Opinión

Tras los visillos

La vida individualmente refleja el hálito de una esencia, la congoja de una pena o la incertidumbre de un apego.Un escritor puede convertirse en referencia universal sin salir jamás del terruño, al llevar dentro de él la materia primogénita de la existencia con sus malos o buenos atributos.
La vida individualmente refleja el hálito de una esencia, la congoja de una pena o la incertidumbre de un apego.
Un escritor puede convertirse en referencia universal sin salir jamás del terruño, al llevar dentro de él la materia primogénita de la existencia con sus malos o buenos atributos.
Al rasguear esta croniquilla dedicada a un inmueble y sus moradores, nos vienen a la memoria los hechos de dos autores egipcios que, sin haber abandonado su hogar –uno, los bulevares de Alejandría, y el otro los callejones del viejo Cairo– nos han dejado una obra imperecedera que ha traspasado las fronteras de la conmoción individual.

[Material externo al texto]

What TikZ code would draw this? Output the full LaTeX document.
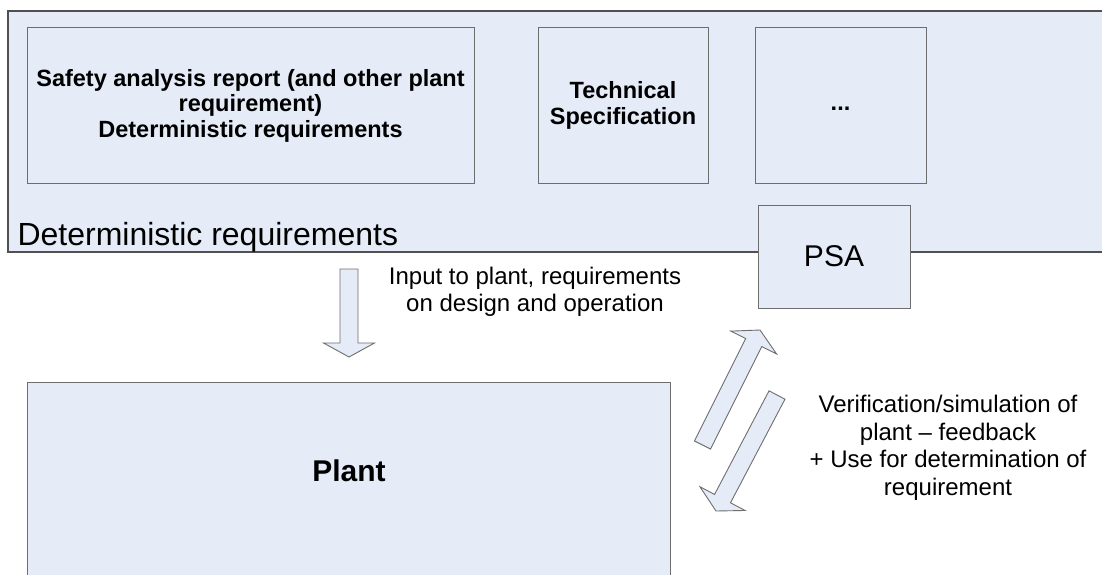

El primero es Konstandinos Kavafis, el bardo de la soledad y la angustia en los entretelones de un aliento anhelado de efebos en flor. En su ‘Cuarteto de Alejandría’, Lawrence Durrell se inspiró en el autor de ‘Ítaca’ para el personaje de “el viejo poeta”, siempre escarbando en el sensual aroma de la disipada ciudad bizantina.
El otro protagonista lo encarna el Premio Nobel Naguib Mahfuz, creador de la más inconmensurable historia de El Cairo, ciudad a la que ha descrito magistralmente, mostrando los variopintos barrios, bazares, zocos y enraizados cafés.
En esta misma usanza de Mahfuz nos llega uno de los literatos más conocidos en Oriente Próximo. Su nombre es Alaa Al Aswany, y la obra acometida ocupa ya un lugar en la narrativa mediterránea moderna.
Con la novela ‘El edificio Yacobián’, un relato deslumbrante de una finca en la urbe de las pirámides, la vida de la ciudad milenaria sale a nuestro encuentro matizando el contraste de unos seres envueltos en la irresoluta realidad que ahoga pasiones y debilidades, sin faltar el idealismo juvenil ni la rancia podredumbre política.
La populosa metrópoli retratada hasta el ardor por Al Aswany, es El Cairo sempiterno bañando su espíritu en las aguas pajizas del Nilo. No obstante, pudiera ser cualquier otra. El ser humano –sin distinción de credo, lejanía o color de la piel– está construido del mismo efervescente catalizador tachonado de decepciones, arbitrariedades, anhelos y podredumbres.
Y esto lo subraya cierto personaje de la novela, Kamal el Fouli, un político camaleón, reflejo de la realidad en una nación corrompida y depravada como puede existir en cualquier país: “En cuanto tomas el poder –dice sarcásticamente– la gente se humilla ante ti y puedes hacer con ellos lo que te venga en gana”.
Un inmueble –Yacobián– se convierte en un cosmos consumado de fogosidades, amores recónditos, libertinajes, resentimientos, afectos, bajezas, abusos desmedidos y anhelantes esperanzas.